During the election campaign the property tycoon made bold and often contradictory statements about what he would do as president. Now that he is in office, his actions will be closely followed and the first days and weeks of the Trump administration promise much drama.
On trade, Spicer said that Trump would act “very shortly” to meet his promises to withdraw from the TPP deal and give notice that he wants to renegotiate the North American Free Trade Agreement. Both will please his blue-collar supporters who supported the Republican’s opposition to international free trade agreements that he blamed for shipping American jobs overseas to countries where labour was cheaper.
“We will negotiate fair, bilateral trade deals that bring jobs and industry back to American shores,” Trump said in a YouTube video outlining his early priorities in office.
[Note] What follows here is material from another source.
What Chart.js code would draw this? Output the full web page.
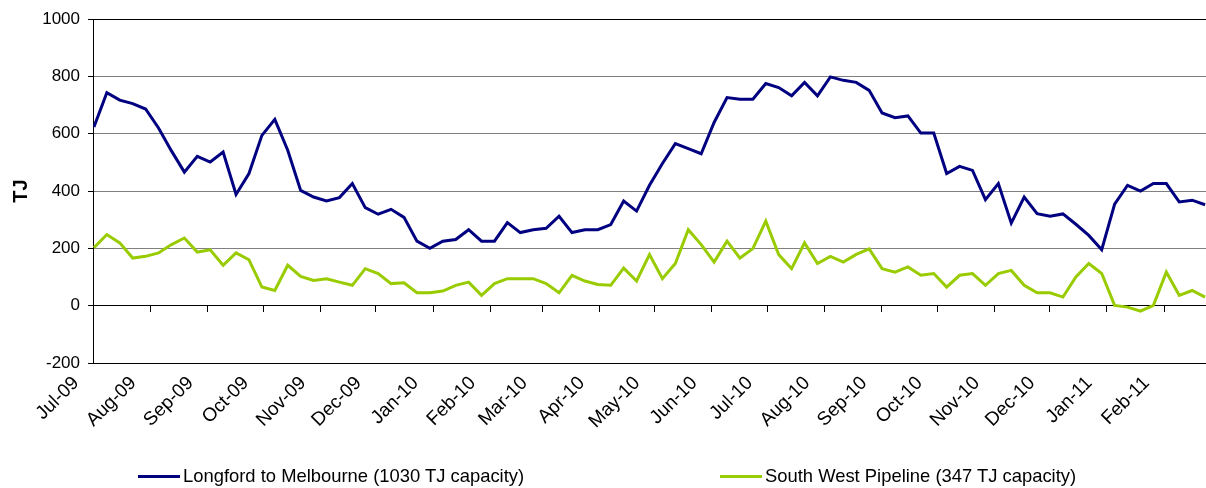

Fulfilling a promise to repeal and replace Obamacare, the 44th president’s landmark healthcare scheme extending health insurance, and building a wall along the southern border with Mexico, may be prove much tricker. He must wait for Congress and the often glacial process ofpassing legislation.
Congressional Republicans have already taken steps to dismantle Obamacare through budget changes but they are uneasy about the prospect of 20 million Americans losing their health insurance and the political fallout that would accompany that. Replacing the law with Trump’s own could be complicated.
Corporate tax reform and agreeing a $1 trillion infrastructure programme may be achieved more quickly as Democrats are supportive of it, though the parties disagree on the details on how to overhaul the tax code.
Among Trump’s first meetings will be a visit to CIA headquarters in Langley, Virginia on Saturday. He has ruffled feathers with the US intelligence agencies by doubting their view that Russia tried to influence the election with hacking and by accusing them of leaking false and salacious information about him.
The meeting will be an important first step if the new president is to patch up his differences with government agencies that he will lead and rely on for information about the threats to national security.
There is also the question of a trade deal with the UK. He told the Times and Germany’s Bild in an interview last week that he was going to work “very hard” to reach an agreement “very fast” with London that would help the British prime minister Theresa May make Brexit a “great success”.
Spicer has said that Trump will not meet any world leaders in his first week as president.
In his first act as US president, Trump signed legislation at the US Capitol shortly after being sworn into office that allowed retired general James Mattis to serve as defence secretary and formally appointing other cabinet picks and some ambassadors.